Directions for this task
Write out the entire listing below exactly as it appears, minus any pictures.

Data segment
(begin)
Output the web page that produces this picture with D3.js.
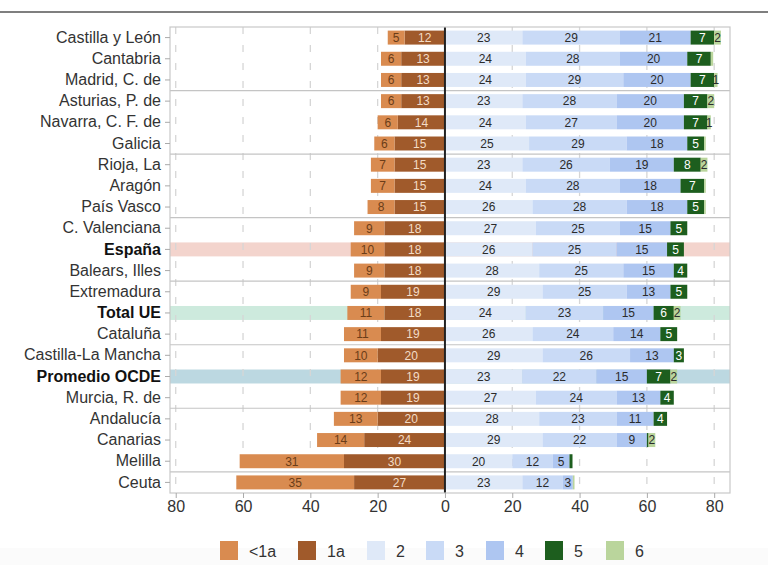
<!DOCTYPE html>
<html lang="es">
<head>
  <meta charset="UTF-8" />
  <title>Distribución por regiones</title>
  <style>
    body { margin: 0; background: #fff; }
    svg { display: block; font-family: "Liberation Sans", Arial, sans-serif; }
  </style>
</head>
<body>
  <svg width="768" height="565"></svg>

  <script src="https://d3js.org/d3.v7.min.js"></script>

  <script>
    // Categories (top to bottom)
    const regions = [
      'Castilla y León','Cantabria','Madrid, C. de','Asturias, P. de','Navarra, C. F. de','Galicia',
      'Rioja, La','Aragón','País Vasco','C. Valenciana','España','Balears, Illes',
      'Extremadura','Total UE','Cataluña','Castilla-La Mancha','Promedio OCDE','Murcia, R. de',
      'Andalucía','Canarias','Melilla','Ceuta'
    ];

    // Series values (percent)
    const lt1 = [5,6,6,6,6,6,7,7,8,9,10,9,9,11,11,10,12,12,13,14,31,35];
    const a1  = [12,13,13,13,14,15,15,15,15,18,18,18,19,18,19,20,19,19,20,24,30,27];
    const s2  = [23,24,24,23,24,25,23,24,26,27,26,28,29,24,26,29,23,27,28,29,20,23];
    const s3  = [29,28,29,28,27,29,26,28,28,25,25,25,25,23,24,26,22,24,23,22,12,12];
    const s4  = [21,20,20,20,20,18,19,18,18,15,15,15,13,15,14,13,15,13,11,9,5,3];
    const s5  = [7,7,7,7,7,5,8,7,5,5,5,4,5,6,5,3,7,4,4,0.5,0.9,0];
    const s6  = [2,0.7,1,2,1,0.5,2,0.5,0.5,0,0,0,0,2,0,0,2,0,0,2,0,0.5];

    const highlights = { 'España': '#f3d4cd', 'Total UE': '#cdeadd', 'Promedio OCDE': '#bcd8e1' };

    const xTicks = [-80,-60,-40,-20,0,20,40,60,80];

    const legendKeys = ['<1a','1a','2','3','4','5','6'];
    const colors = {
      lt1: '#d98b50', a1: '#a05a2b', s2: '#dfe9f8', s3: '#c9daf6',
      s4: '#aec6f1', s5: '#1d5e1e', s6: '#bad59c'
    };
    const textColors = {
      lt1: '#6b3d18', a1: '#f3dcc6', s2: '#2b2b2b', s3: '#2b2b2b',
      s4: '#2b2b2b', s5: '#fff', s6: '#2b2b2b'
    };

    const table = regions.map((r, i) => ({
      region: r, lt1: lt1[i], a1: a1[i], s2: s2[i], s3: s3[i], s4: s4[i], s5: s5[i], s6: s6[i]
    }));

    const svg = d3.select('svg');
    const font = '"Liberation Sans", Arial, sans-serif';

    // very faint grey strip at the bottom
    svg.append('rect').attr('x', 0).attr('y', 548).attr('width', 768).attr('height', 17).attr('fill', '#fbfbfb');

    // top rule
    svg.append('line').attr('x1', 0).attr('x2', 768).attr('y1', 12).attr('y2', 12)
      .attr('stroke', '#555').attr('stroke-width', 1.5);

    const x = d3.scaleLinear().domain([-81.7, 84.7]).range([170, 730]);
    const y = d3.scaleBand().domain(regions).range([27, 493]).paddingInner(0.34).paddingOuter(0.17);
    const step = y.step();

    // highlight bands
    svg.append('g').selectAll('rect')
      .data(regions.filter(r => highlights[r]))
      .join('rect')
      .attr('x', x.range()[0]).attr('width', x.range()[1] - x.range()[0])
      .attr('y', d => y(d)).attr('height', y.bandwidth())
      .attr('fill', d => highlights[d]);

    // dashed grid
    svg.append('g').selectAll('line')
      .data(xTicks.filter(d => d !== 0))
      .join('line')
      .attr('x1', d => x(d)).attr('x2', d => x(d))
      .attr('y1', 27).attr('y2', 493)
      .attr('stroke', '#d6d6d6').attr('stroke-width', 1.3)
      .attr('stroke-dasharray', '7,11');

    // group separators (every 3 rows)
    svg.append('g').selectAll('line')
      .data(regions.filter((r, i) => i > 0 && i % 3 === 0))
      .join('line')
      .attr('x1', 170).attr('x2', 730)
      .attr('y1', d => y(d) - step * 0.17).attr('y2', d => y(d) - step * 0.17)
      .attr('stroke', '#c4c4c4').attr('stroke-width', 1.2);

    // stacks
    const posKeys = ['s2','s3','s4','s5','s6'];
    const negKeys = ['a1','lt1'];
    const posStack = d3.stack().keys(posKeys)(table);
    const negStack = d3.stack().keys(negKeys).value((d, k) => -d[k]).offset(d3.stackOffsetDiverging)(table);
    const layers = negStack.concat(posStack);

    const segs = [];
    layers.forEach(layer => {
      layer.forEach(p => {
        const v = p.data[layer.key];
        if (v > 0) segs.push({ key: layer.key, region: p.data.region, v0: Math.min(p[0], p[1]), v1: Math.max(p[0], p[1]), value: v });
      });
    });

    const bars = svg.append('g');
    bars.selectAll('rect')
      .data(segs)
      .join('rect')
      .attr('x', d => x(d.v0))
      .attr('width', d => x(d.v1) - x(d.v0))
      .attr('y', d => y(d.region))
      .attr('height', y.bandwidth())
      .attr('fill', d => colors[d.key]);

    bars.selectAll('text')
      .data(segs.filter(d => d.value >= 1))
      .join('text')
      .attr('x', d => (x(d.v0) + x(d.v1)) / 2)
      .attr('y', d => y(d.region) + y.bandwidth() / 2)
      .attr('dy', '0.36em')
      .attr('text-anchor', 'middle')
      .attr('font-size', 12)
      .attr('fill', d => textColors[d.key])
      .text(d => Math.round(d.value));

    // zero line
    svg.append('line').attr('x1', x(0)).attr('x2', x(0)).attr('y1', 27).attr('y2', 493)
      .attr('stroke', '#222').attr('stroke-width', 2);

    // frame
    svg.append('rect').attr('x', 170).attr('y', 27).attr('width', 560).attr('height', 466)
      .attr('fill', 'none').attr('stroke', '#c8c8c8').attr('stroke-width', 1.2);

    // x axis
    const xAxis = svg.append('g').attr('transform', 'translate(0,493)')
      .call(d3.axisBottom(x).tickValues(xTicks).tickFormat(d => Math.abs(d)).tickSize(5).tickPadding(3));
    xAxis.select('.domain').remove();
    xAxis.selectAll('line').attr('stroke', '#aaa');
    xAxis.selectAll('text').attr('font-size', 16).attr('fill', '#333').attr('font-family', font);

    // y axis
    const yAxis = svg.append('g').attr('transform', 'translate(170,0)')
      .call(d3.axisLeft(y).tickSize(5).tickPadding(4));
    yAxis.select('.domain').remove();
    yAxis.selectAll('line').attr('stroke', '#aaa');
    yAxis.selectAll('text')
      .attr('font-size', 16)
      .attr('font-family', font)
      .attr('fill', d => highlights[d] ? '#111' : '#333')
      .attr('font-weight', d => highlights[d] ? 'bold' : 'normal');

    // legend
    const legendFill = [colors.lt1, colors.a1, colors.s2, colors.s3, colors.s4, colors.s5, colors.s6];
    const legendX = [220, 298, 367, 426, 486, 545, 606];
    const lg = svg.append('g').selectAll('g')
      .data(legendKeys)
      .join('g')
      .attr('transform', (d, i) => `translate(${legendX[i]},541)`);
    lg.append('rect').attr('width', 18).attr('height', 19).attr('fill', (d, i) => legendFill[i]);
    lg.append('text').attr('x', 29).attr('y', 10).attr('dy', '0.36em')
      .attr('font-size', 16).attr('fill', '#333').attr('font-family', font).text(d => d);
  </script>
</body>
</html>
(end)
Reply
Output the web page that produces this picture with D3.js.
<!DOCTYPE html>
<html lang="es">
<head>
  <meta charset="UTF-8" />
  <title>Distribución por regiones</title>
  <style>
    body { margin: 0; background: #fff; }
    svg { display: block; font-family: "Liberation Sans", Arial, sans-serif; }
  </style>
</head>
<body>
  <svg width="768" height="565"></svg>

  <script src="https://d3js.org/d3.v7.min.js"></script>

  <script>
    // Categories (top to bottom)
    const regions = [
      'Castilla y León','Cantabria','Madrid, C. de','Asturias, P. de','Navarra, C. F. de','Galicia',
      'Rioja, La','Aragón','País Vasco','C. Valenciana','España','Balears, Illes',
      'Extremadura','Total UE','Cataluña','Castilla-La Mancha','Promedio OCDE','Murcia, R. de',
      'Andalucía','Canarias','Melilla','Ceuta'
    ];

    // Series values (percent)
    const lt1 = [5,6,6,6,6,6,7,7,8,9,10,9,9,11,11,10,12,12,13,14,31,35];
    const a1  = [12,13,13,13,14,15,15,15,15,18,18,18,19,18,19,20,19,19,20,24,30,27];
    const s2  = [23,24,24,23,24,25,23,24,26,27,26,28,29,24,26,29,23,27,28,29,20,23];
    const s3  = [29,28,29,28,27,29,26,28,28,25,25,25,25,23,24,26,22,24,23,22,12,12];
    const s4  = [21,20,20,20,20,18,19,18,18,15,15,15,13,15,14,13,15,13,11,9,5,3];
    const s5  = [7,7,7,7,7,5,8,7,5,5,5,4,5,6,5,3,7,4,4,0.5,0.9,0];
    const s6  = [2,0.7,1,2,1,0.5,2,0.5,0.5,0,0,0,0,2,0,0,2,0,0,2,0,0.5];

    const highlights = { 'España': '#f3d4cd', 'Total UE': '#cdeadd', 'Promedio OCDE': '#bcd8e1' };

    const xTicks = [-80,-60,-40,-20,0,20,40,60,80];

    const legendKeys = ['<1a','1a','2','3','4','5','6'];
    const colors = {
      lt1: '#d98b50', a1: '#a05a2b', s2: '#dfe9f8', s3: '#c9daf6',
      s4: '#aec6f1', s5: '#1d5e1e', s6: '#bad59c'
    };
    const textColors = {
      lt1: '#6b3d18', a1: '#f3dcc6', s2: '#2b2b2b', s3: '#2b2b2b',
      s4: '#2b2b2b', s5: '#fff', s6: '#2b2b2b'
    };

    const table = regions.map((r, i) => ({
      region: r, lt1: lt1[i], a1: a1[i], s2: s2[i], s3: s3[i], s4: s4[i], s5: s5[i], s6: s6[i]
    }));

    const svg = d3.select('svg');
    const font = '"Liberation Sans", Arial, sans-serif';

    // very faint grey strip at the bottom
    svg.append('rect').attr('x', 0).attr('y', 548).attr('width', 768).attr('height', 17).attr('fill', '#fbfbfb');

    // top rule
    svg.append('line').attr('x1', 0).attr('x2', 768).attr('y1', 12).attr('y2', 12)
      .attr('stroke', '#555').attr('stroke-width', 1.5);

    const x = d3.scaleLinear().domain([-81.7, 84.7]).range([170, 730]);
    const y = d3.scaleBand().domain(regions).range([27, 493]).paddingInner(0.34).paddingOuter(0.17);
    const step = y.step();

    // highlight bands
    svg.append('g').selectAll('rect')
      .data(regions.filter(r => highlights[r]))
      .join('rect')
      .attr('x', x.range()[0]).attr('width', x.range()[1] - x.range()[0])
      .attr('y', d => y(d)).attr('height', y.bandwidth())
      .attr('fill', d => highlights[d]);

    // dashed grid
    svg.append('g').selectAll('line')
      .data(xTicks.filter(d => d !== 0))
      .join('line')
      .attr('x1', d => x(d)).attr('x2', d => x(d))
      .attr('y1', 27).attr('y2', 493)
      .attr('stroke', '#d6d6d6').attr('stroke-width', 1.3)
      .attr('stroke-dasharray', '7,11');

    // group separators (every 3 rows)
    svg.append('g').selectAll('line')
      .data(regions.filter((r, i) => i > 0 && i % 3 === 0))
      .join('line')
      .attr('x1', 170).attr('x2', 730)
      .attr('y1', d => y(d) - step * 0.17).attr('y2', d => y(d) - step * 0.17)
      .attr('stroke', '#c4c4c4').attr('stroke-width', 1.2);

    // stacks
    const posKeys = ['s2','s3','s4','s5','s6'];
    const negKeys = ['a1','lt1'];
    const posStack = d3.stack().keys(posKeys)(table);
    const negStack = d3.stack().keys(negKeys).value((d, k) => -d[k]).offset(d3.stackOffsetDiverging)(table);
    const layers = negStack.concat(posStack);

    const segs = [];
    layers.forEach(layer => {
      layer.forEach(p => {
        const v = p.data[layer.key];
        if (v > 0) segs.push({ key: layer.key, region: p.data.region, v0: Math.min(p[0], p[1]), v1: Math.max(p[0], p[1]), value: v });
      });
    });

    const bars = svg.append('g');
    bars.selectAll('rect')
      .data(segs)
      .join('rect')
      .attr('x', d => x(d.v0))
      .attr('width', d => x(d.v1) - x(d.v0))
      .attr('y', d => y(d.region))
      .attr('height', y.bandwidth())
      .attr('fill', d => colors[d.key]);

    bars.selectAll('text')
      .data(segs.filter(d => d.value >= 1))
      .join('text')
      .attr('x', d => (x(d.v0) + x(d.v1)) / 2)
      .attr('y', d => y(d.region) + y.bandwidth() / 2)
      .attr('dy', '0.36em')
      .attr('text-anchor', 'middle')
      .attr('font-size', 12)
      .attr('fill', d => textColors[d.key])
      .text(d => Math.round(d.value));

    // zero line
    svg.append('line').attr('x1', x(0)).attr('x2', x(0)).attr('y1', 27).attr('y2', 493)
      .attr('stroke', '#222').attr('stroke-width', 2);

    // frame
    svg.append('rect').attr('x', 170).attr('y', 27).attr('width', 560).attr('height', 466)
      .attr('fill', 'none').attr('stroke', '#c8c8c8').attr('stroke-width', 1.2);

    // x axis
    const xAxis = svg.append('g').attr('transform', 'translate(0,493)')
      .call(d3.axisBottom(x).tickValues(xTicks).tickFormat(d => Math.abs(d)).tickSize(5).tickPadding(3));
    xAxis.select('.domain').remove();
    xAxis.selectAll('line').attr('stroke', '#aaa');
    xAxis.selectAll('text').attr('font-size', 16).attr('fill', '#333').attr('font-family', font);

    // y axis
    const yAxis = svg.append('g').attr('transform', 'translate(170,0)')
      .call(d3.axisLeft(y).tickSize(5).tickPadding(4));
    yAxis.select('.domain').remove();
    yAxis.selectAll('line').attr('stroke', '#aaa');
    yAxis.selectAll('text')
      .attr('font-size', 16)
      .attr('font-family', font)
      .attr('fill', d => highlights[d] ? '#111' : '#333')
      .attr('font-weight', d => highlights[d] ? 'bold' : 'normal');

    // legend
    const legendFill = [colors.lt1, colors.a1, colors.s2, colors.s3, colors.s4, colors.s5, colors.s6];
    const legendX = [220, 298, 367, 426, 486, 545, 606];
    const lg = svg.append('g').selectAll('g')
      .data(legendKeys)
      .join('g')
      .attr('transform', (d, i) => `translate(${legendX[i]},541)`);
    lg.append('rect').attr('width', 18).attr('height', 19).attr('fill', (d, i) => legendFill[i]);
    lg.append('text').attr('x', 29).attr('y', 10).attr('dy', '0.36em')
      .attr('font-size', 16).attr('fill', '#333').attr('font-family', font).text(d => d);
  </script>
</body>
</html>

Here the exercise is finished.